───── Raw data

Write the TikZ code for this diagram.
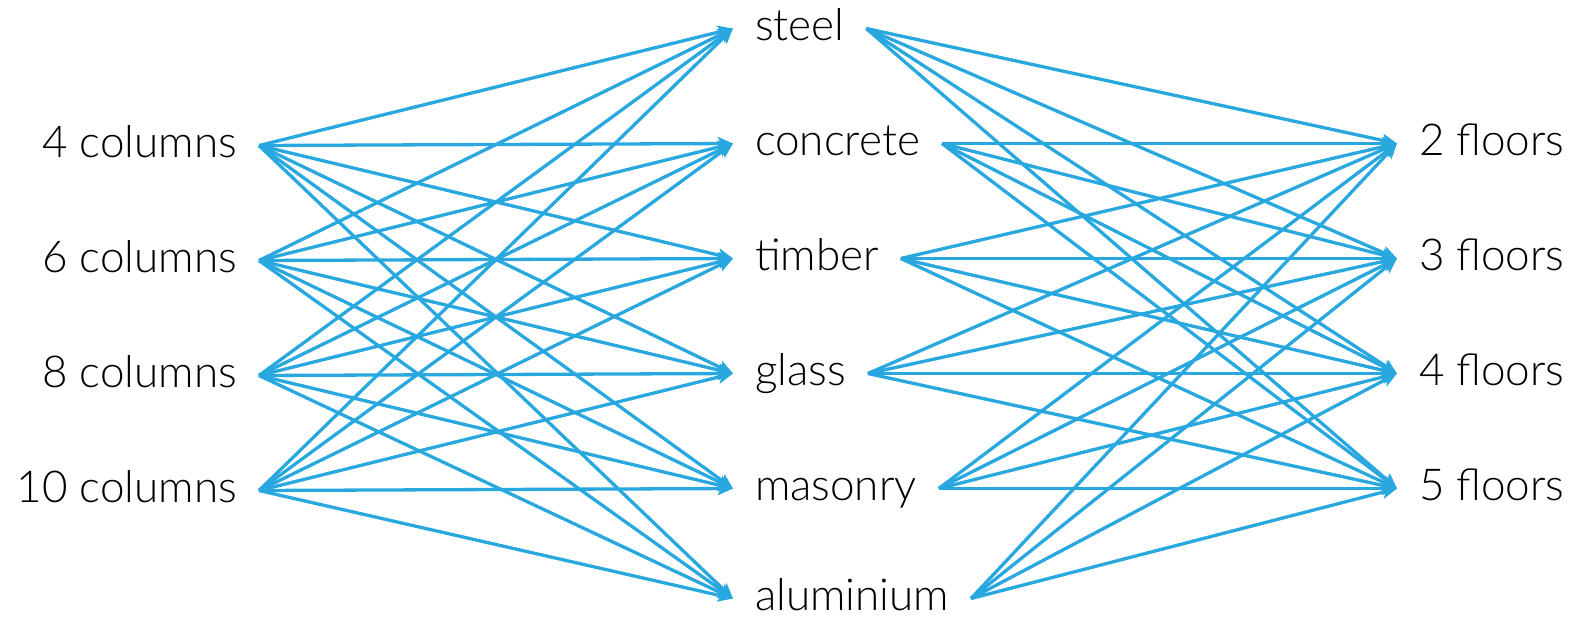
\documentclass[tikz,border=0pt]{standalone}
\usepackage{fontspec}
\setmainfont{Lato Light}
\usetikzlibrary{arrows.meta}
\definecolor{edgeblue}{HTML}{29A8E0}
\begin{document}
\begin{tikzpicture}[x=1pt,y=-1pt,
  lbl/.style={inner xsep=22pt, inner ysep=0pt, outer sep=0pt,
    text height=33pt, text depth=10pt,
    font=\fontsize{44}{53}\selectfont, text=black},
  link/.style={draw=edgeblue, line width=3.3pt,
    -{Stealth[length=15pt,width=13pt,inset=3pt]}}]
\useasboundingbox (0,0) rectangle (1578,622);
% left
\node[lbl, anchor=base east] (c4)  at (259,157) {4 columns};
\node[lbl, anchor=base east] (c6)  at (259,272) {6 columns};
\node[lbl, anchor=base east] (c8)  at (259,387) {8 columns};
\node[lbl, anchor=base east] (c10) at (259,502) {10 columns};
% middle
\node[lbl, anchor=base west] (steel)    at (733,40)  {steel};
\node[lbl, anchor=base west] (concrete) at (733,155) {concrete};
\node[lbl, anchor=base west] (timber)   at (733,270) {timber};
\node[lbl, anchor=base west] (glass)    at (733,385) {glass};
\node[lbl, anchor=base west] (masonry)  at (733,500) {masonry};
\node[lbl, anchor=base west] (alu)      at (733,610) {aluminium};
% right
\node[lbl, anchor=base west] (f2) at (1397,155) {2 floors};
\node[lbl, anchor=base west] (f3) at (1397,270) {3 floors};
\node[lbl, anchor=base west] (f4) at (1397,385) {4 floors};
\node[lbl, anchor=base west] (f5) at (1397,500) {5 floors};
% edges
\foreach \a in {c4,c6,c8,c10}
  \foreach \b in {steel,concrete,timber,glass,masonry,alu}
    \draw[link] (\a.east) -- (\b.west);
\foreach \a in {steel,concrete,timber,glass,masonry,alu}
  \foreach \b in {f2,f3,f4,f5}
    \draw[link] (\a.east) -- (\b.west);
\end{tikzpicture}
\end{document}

──────────

:: Task objective ::
Go through the material above and print all of it exactly, except the pictures.

:: Final answer ::
Write the TikZ code for this diagram.
\documentclass[tikz,border=0pt]{standalone}
\usepackage{fontspec}
\setmainfont{Lato Light}
\usetikzlibrary{arrows.meta}
\definecolor{edgeblue}{HTML}{29A8E0}
\begin{document}
\begin{tikzpicture}[x=1pt,y=-1pt,
  lbl/.style={inner xsep=22pt, inner ysep=0pt, outer sep=0pt,
    text height=33pt, text depth=10pt,
    font=\fontsize{44}{53}\selectfont, text=black},
  link/.style={draw=edgeblue, line width=3.3pt,
    -{Stealth[length=15pt,width=13pt,inset=3pt]}}]
\useasboundingbox (0,0) rectangle (1578,622);
% left
\node[lbl, anchor=base east] (c4)  at (259,157) {4 columns};
\node[lbl, anchor=base east] (c6)  at (259,272) {6 columns};
\node[lbl, anchor=base east] (c8)  at (259,387) {8 columns};
\node[lbl, anchor=base east] (c10) at (259,502) {10 columns};
% middle
\node[lbl, anchor=base west] (steel)    at (733,40)  {steel};
\node[lbl, anchor=base west] (concrete) at (733,155) {concrete};
\node[lbl, anchor=base west] (timber)   at (733,270) {timber};
\node[lbl, anchor=base west] (glass)    at (733,385) {glass};
\node[lbl, anchor=base west] (masonry)  at (733,500) {masonry};
\node[lbl, anchor=base west] (alu)      at (733,610) {aluminium};
% right
\node[lbl, anchor=base west] (f2) at (1397,155) {2 floors};
\node[lbl, anchor=base west] (f3) at (1397,270) {3 floors};
\node[lbl, anchor=base west] (f4) at (1397,385) {4 floors};
\node[lbl, anchor=base west] (f5) at (1397,500) {5 floors};
% edges
\foreach \a in {c4,c6,c8,c10}
  \foreach \b in {steel,concrete,timber,glass,masonry,alu}
    \draw[link] (\a.east) -- (\b.west);
\foreach \a in {steel,concrete,timber,glass,masonry,alu}
  \foreach \b in {f2,f3,f4,f5}
    \draw[link] (\a.east) -- (\b.west);
\end{tikzpicture}
\end{document}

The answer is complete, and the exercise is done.